Task details: Copy the data that follows, character for character, minus the pictures.

-=-=-=-=-

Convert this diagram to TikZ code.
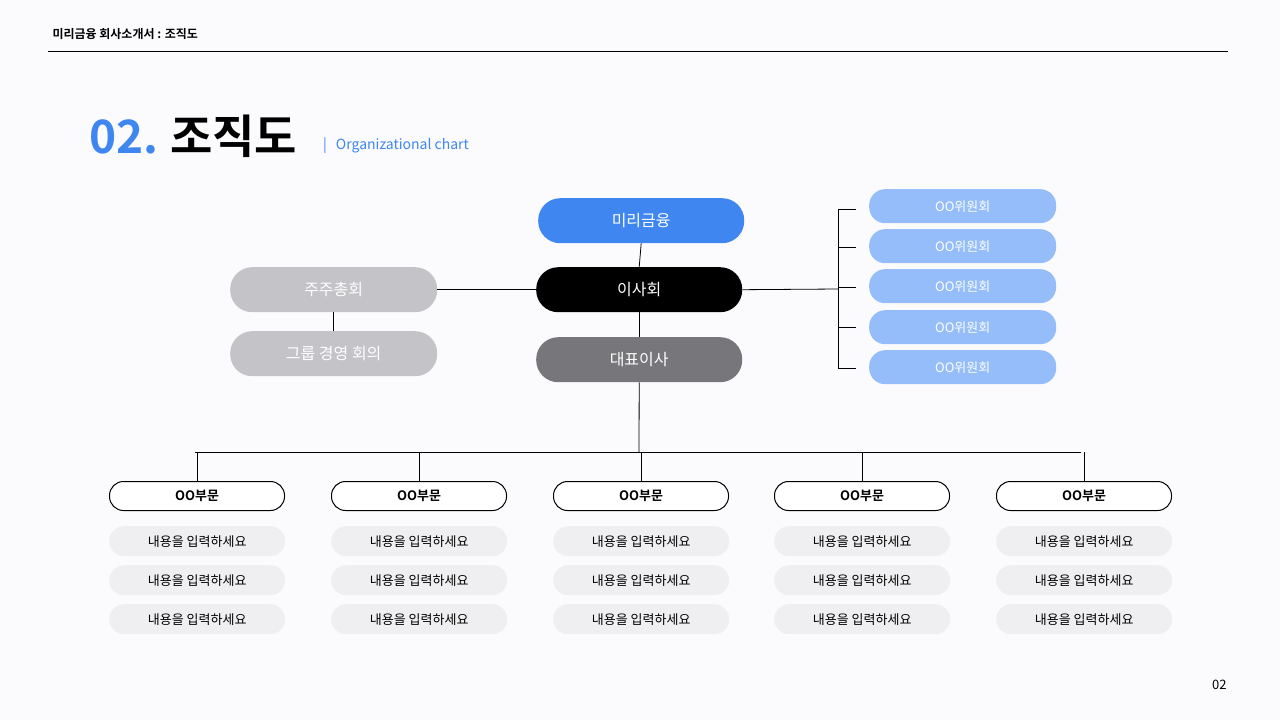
\documentclass[tikz,border=0pt]{standalone}
\usepackage{fontspec}
\setmainfont{Noto Sans CJK KR}
\newfontfamily\kb{Noto Sans CJK KR Bold}
\definecolor{blu}{HTML}{3F86F0}
\definecolor{lblu}{HTML}{94BDF9}
\definecolor{gr}{HTML}{77767A}
\definecolor{lgr}{HTML}{C4C3C7}
\definecolor{cbox}{HTML}{EFEFF1}
\definecolor{bg}{HTML}{FBFBFD}
\tikzset{
 pill/.style={rounded corners=#1, inner sep=0pt, anchor=north west},
 mainbox/.style={pill=22pt, minimum width=206pt, minimum height=45pt, font=\fontsize{16}{18}\selectfont, text=white},
 com/.style={pill=16pt, fill=lblu, minimum width=187pt, minimum height=34pt, font=\fontsize{13}{15}\selectfont, text=white},
 dept/.style={pill=14pt, draw=black, line width=1pt, fill=white, minimum width=175pt, minimum height=29pt, font=\kb\fontsize{13}{15}\selectfont},
 cont/.style={pill=15pt, fill=cbox, minimum width=176pt, minimum height=30pt, font=\fontsize{13}{15}\selectfont},
 ln/.style={line width=0.8pt}
}
\begin{document}
\begin{tikzpicture}[x=1pt,y=-1pt]
\fill[bg] (0,0) rectangle (1280,720);
\useasboundingbox (0,0) rectangle (1280,720);
\node[anchor=west,font=\kb\fontsize{12}{14}\selectfont] (hdr) at (49,34) {미리금융 회사소개서 : 조직도};
\draw[line width=0.8pt] (48,51) -- (1228,51);
\node[anchor=base west,inner sep=0pt,font=\kb\fontsize{46}{50}\selectfont,text=blu] (num) at (89,153) {02.};
\node[anchor=base west,inner sep=0pt,font=\kb\fontsize{46}{50}\selectfont] (ttl) at (170,153) {조직도};
\node[anchor=west,inner sep=0pt,font=\fontsize{14}{16}\selectfont,text=blu] (sub) at (323,146) {|\hspace{9pt}Organizational chart};
\node[anchor=east,font=\fontsize{13}{15}\selectfont] (pg) at (1230,685) {02};

\node[mainbox,fill=blu] (mr) at (538,198) {미리금융};
\node[mainbox,fill=black] (is) at (536,267) {이사회};
\node[mainbox,fill=gr] (ce) at (536,337) {대표이사};
\node[mainbox,fill=lgr,minimum width=207pt] (jj) at (230,267) {주주총회};
\node[mainbox,fill=lgr,minimum width=207pt] (gm) at (230,331) {그룹 경영 회의};

\foreach \i/\y in {1/189,2/229,3/269,4/310,5/350}
  \node[com] (c\i) at (869,\y) {OO위원회};

\coordinate (hub) at (639,452);
\draw[ln] (mr.south) -- (is.north);
\draw[ln] (is.south) -- (ce.north);
\draw[ln] (ce.south) -- (hub);
\draw[ln] (jj.east) -- (is.west);
\draw[ln] (jj.south) -- (gm.north);
\coordinate (br) at (838,289);
\draw[ln] (is.east) -- (br);
\draw[ln] (856,209) -- (838,209) -- (838,368) -- (856,368);
\foreach \y in {247,287,327} \draw[ln] (838,\y) -- (856,\y);
\draw[ln] (195,452) -- (1081,452);

\foreach \i/\x in {1/109,2/331,3/553,4/774,5/996}{
  \node[dept] (d\i) at (\x,481) {OO부문};
  \draw[ln] (d\i.north |- hub) -- (d\i.north);
  \node[cont] (a\i) at (\x,526) {내용을 입력하세요};
  \node[cont] (b\i) at (\x,565) {내용을 입력하세요};
  \node[cont] (e\i) at (\x,604) {내용을 입력하세요};
}
\end{tikzpicture}
\end{document}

-=-=-=-=-

The reply:
Convert this diagram to TikZ code.
\documentclass[tikz,border=0pt]{standalone}
\usepackage{fontspec}
\setmainfont{Noto Sans CJK KR}
\newfontfamily\kb{Noto Sans CJK KR Bold}
\definecolor{blu}{HTML}{3F86F0}
\definecolor{lblu}{HTML}{94BDF9}
\definecolor{gr}{HTML}{77767A}
\definecolor{lgr}{HTML}{C4C3C7}
\definecolor{cbox}{HTML}{EFEFF1}
\definecolor{bg}{HTML}{FBFBFD}
\tikzset{
 pill/.style={rounded corners=#1, inner sep=0pt, anchor=north west},
 mainbox/.style={pill=22pt, minimum width=206pt, minimum height=45pt, font=\fontsize{16}{18}\selectfont, text=white},
 com/.style={pill=16pt, fill=lblu, minimum width=187pt, minimum height=34pt, font=\fontsize{13}{15}\selectfont, text=white},
 dept/.style={pill=14pt, draw=black, line width=1pt, fill=white, minimum width=175pt, minimum height=29pt, font=\kb\fontsize{13}{15}\selectfont},
 cont/.style={pill=15pt, fill=cbox, minimum width=176pt, minimum height=30pt, font=\fontsize{13}{15}\selectfont},
 ln/.style={line width=0.8pt}
}
\begin{document}
\begin{tikzpicture}[x=1pt,y=-1pt]
\fill[bg] (0,0) rectangle (1280,720);
\useasboundingbox (0,0) rectangle (1280,720);
\node[anchor=west,font=\kb\fontsize{12}{14}\selectfont] (hdr) at (49,34) {미리금융 회사소개서 : 조직도};
\draw[line width=0.8pt] (48,51) -- (1228,51);
\node[anchor=base west,inner sep=0pt,font=\kb\fontsize{46}{50}\selectfont,text=blu] (num) at (89,153) {02.};
\node[anchor=base west,inner sep=0pt,font=\kb\fontsize{46}{50}\selectfont] (ttl) at (170,153) {조직도};
\node[anchor=west,inner sep=0pt,font=\fontsize{14}{16}\selectfont,text=blu] (sub) at (323,146) {|\hspace{9pt}Organizational chart};
\node[anchor=east,font=\fontsize{13}{15}\selectfont] (pg) at (1230,685) {02};

\node[mainbox,fill=blu] (mr) at (538,198) {미리금융};
\node[mainbox,fill=black] (is) at (536,267) {이사회};
\node[mainbox,fill=gr] (ce) at (536,337) {대표이사};
\node[mainbox,fill=lgr,minimum width=207pt] (jj) at (230,267) {주주총회};
\node[mainbox,fill=lgr,minimum width=207pt] (gm) at (230,331) {그룹 경영 회의};

\foreach \i/\y in {1/189,2/229,3/269,4/310,5/350}
  \node[com] (c\i) at (869,\y) {OO위원회};

\coordinate (hub) at (639,452);
\draw[ln] (mr.south) -- (is.north);
\draw[ln] (is.south) -- (ce.north);
\draw[ln] (ce.south) -- (hub);
\draw[ln] (jj.east) -- (is.west);
\draw[ln] (jj.south) -- (gm.north);
\coordinate (br) at (838,289);
\draw[ln] (is.east) -- (br);
\draw[ln] (856,209) -- (838,209) -- (838,368) -- (856,368);
\foreach \y in {247,287,327} \draw[ln] (838,\y) -- (856,\y);
\draw[ln] (195,452) -- (1081,452);

\foreach \i/\x in {1/109,2/331,3/553,4/774,5/996}{
  \node[dept] (d\i) at (\x,481) {OO부문};
  \draw[ln] (d\i.north |- hub) -- (d\i.north);
  \node[cont] (a\i) at (\x,526) {내용을 입력하세요};
  \node[cont] (b\i) at (\x,565) {내용을 입력하세요};
  \node[cont] (e\i) at (\x,604) {내용을 입력하세요};
}
\end{tikzpicture}
\end{document}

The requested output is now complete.